Last March, the four-to-one victory match of Google’s AlphaGo program over Go world champion Lee Sedol came as a startling upset to many tech experts. None of the program’s components were novel. Russell had expected a program would have to be more advanced to win at Go: “Existing techniques may already be more powerful than we thought.”

Yet unlike a game’s perfect information environment, the real world is messy, dynamic and only partially observable. In the late 1990s, Russell introduced a technique called inverse reinforcement learning: an agent learns the objective that another entity — perhaps a human being — is optimizing by observing the entity's behavior.

Russell uses the example of a naive household robot watching a human get up in the morning, go downstairs to the kitchen and “do something that makes grinding sounds and steam and then this brown liquid.” Eventually the robot learns that the human likes coffee. Thenceforth it makes sure there’s coffee in the refrigerator; it may even bring the human coffee in bed. “This might seem utterly obvious to people,” Russell says, “but we consider the ability to learn the right objectives to be an important part of human intelligence, and so it should be for A.I.”

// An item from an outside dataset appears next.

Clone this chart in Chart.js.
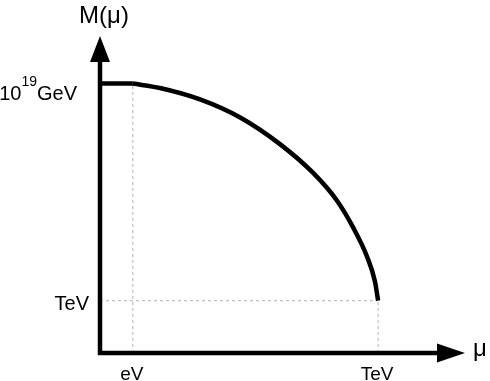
<!DOCTYPE html>
<html>
<head>
<meta charset="utf-8">
<script src="https://cdn.jsdelivr.net/npm/chart.js@4/dist/chart.umd.min.js"></script>
<style>
  body { margin: 0; background: #fff; }
  canvas { display: block; }
</style>
</head>
<body>
<canvas id="chart" width="490" height="381"></canvas>
<script>
// schematic units: axes run 0..10 in both directions
const xMax = 10;
const yMax = 10;

// tick positions and labels
const xTickValues = [0.9, 7.62];
const xTickLabels = ['eV', 'TeV'];
const yTickValues = [8.5, 1.65];
const yTickLabels = [['10', '19', 'GeV'], ['TeV']];

const xAxisTitle = 'μ';
const yAxisTitle = 'M(μ)';

// the running mass curve
const flatX = [0, 0.9];
const flatY = [8.5, 8.5];
const curveX = [0.9, 1.64, 2.74, 3.84, 4.93, 5.84, 6.49, 6.93, 7.32, 7.53, 7.62];
const curveY = [8.5, 8.36, 8.0, 7.43, 6.59, 5.68, 4.81, 3.97, 3.03, 2.27, 1.65];

const toPoints = (xs, ys) => xs.map((x, i) => ({ x: x, y: ys[i] }));

// dotted guide lines from the axes to the ends of the curve
const guideEV = toPoints([xTickValues[0], xTickValues[0]], [0, yTickValues[0]]);
const guideTeVh = toPoints([0, xTickValues[1]], [yTickValues[1], yTickValues[1]]);
const guideTeVv = toPoints([xTickValues[1], xTickValues[1]], [0, yTickValues[1]]);

const guideStyle = {
    borderColor: '#b4b4b4',
    borderWidth: 1,
    borderDash: [3, 3],
    pointRadius: 0,
    showLine: true,
    order: 5
};

const axesPlugin = {
    id: 'arrowAxes',
    afterDatasetsDraw(chart) {
        const ctx = chart.ctx;
        const xs = chart.scales.x;
        const ys = chart.scales.y;
        const x0 = xs.getPixelForValue(0);
        const y0 = ys.getPixelForValue(0);
        const xEnd = xs.getPixelForValue(xMax);
        const yEnd = ys.getPixelForValue(yMax);

        ctx.save();
        ctx.strokeStyle = '#000';
        ctx.fillStyle = '#000';
        ctx.lineWidth = 4.5;
        ctx.lineCap = 'square';
        ctx.beginPath();
        ctx.moveTo(x0, yEnd + 20);
        ctx.lineTo(x0, y0);
        ctx.lineTo(xEnd - 20, y0);
        ctx.stroke();

        // arrow heads
        ctx.beginPath();
        ctx.moveTo(x0, yEnd);
        ctx.lineTo(x0 - 10, yEnd + 26);
        ctx.lineTo(x0 + 10, yEnd + 26);
        ctx.closePath();
        ctx.fill();
        ctx.beginPath();
        ctx.moveTo(xEnd, y0);
        ctx.lineTo(xEnd - 28, y0 - 9.5);
        ctx.lineTo(xEnd - 28, y0 + 9.5);
        ctx.closePath();
        ctx.fill();

        // axis titles
        ctx.font = '24px "Liberation Sans", Arial, sans-serif';
        ctx.textAlign = 'center';
        ctx.textBaseline = 'alphabetic';
        ctx.fillText(yAxisTitle, x0 + 4, yEnd - 13);
        ctx.textAlign = 'left';
        ctx.fillText(xAxisTitle, xEnd + 8, y0 + 3);

        // x tick labels
        ctx.font = '19px "Liberation Sans", Arial, sans-serif';
        ctx.textAlign = 'center';
        xTickValues.forEach((v, i) => {
            ctx.fillText(xTickLabels[i], xs.getPixelForValue(v) - 1, y0 + 27);
        });

        // y tick labels (first one carries a superscript)
        yTickValues.forEach((v, i) => {
            const py = ys.getPixelForValue(v);
            const parts = yTickLabels[i];
            if (parts.length === 1) {
                ctx.font = '20px "Liberation Sans", Arial, sans-serif';
                ctx.textAlign = 'right';
                ctx.fillText(parts[0], x0 - 11, py + 9);
            } else {
                ctx.textAlign = 'left';
                ctx.font = '20px "Liberation Sans", Arial, sans-serif';
                const wBase = ctx.measureText(parts[0]).width;
                const wUnit = ctx.measureText(parts[2]).width;
                ctx.font = '14px "Liberation Sans", Arial, sans-serif';
                const wSup = ctx.measureText(parts[1]).width;
                let px = x0 - 23 - wUnit - wSup - wBase;
                ctx.font = '20px "Liberation Sans", Arial, sans-serif';
                ctx.fillText(parts[0], px, py + 16);
                px += wBase;
                ctx.font = '14px "Liberation Sans", Arial, sans-serif';
                ctx.fillText(parts[1], px, py + 2);
                px += wSup;
                ctx.font = '20px "Liberation Sans", Arial, sans-serif';
                ctx.fillText(parts[2], px, py + 16);
            }
        });
        ctx.restore();
    }
};

new Chart(document.getElementById('chart'), {
    type: 'scatter',
    data: {
        datasets: [
            {
                data: toPoints(curveX, curveY),
                showLine: true,
                borderColor: '#000',
                borderWidth: 4.5,
                pointRadius: 0,
                cubicInterpolationMode: 'monotone',
                borderCapStyle: 'butt',
                clip: false,
                order: 1
            },
            {
                data: toPoints(flatX, flatY),
                showLine: true,
                borderColor: '#000',
                borderWidth: 4.5,
                pointRadius: 0,
                clip: false,
                order: 1
            },
            Object.assign({ data: guideEV }, guideStyle),
            Object.assign({ data: guideTeVh }, guideStyle),
            Object.assign({ data: guideTeVv }, guideStyle)
        ]
    },
    options: {
        responsive: false,
        animation: false,
        devicePixelRatio: 1,
        layout: { padding: { left: 100, right: 25, top: 36, bottom: 28 } },
        plugins: { legend: { display: false }, tooltip: { enabled: false } },
        scales: {
            x: { type: 'linear', display: false, min: 0, max: xMax },
            y: { type: 'linear', display: false, min: 0, max: yMax }
        }
    },
    plugins: [axesPlugin]
});
</script>
</body>
</html>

This kind of machine intelligence that can not only learn human objectives but align itself with them will be a key goal of the Center for Human-Compatible Artificial Intelligence. Every researcher in the field faces an implicit choice, says Russell: “What should A.I. be? Should A.I. be that we build objective optimizers — and let someone else figure out what the objectives should be, so we don’t wipe out the human race?”

He returns to his office whiteboard. “Or should it be that A.I. is about this?” He points to the tiny circle representing the nonlethal objectives A.I. systems could achieve. “If so, that requires a change in how we think about the field.”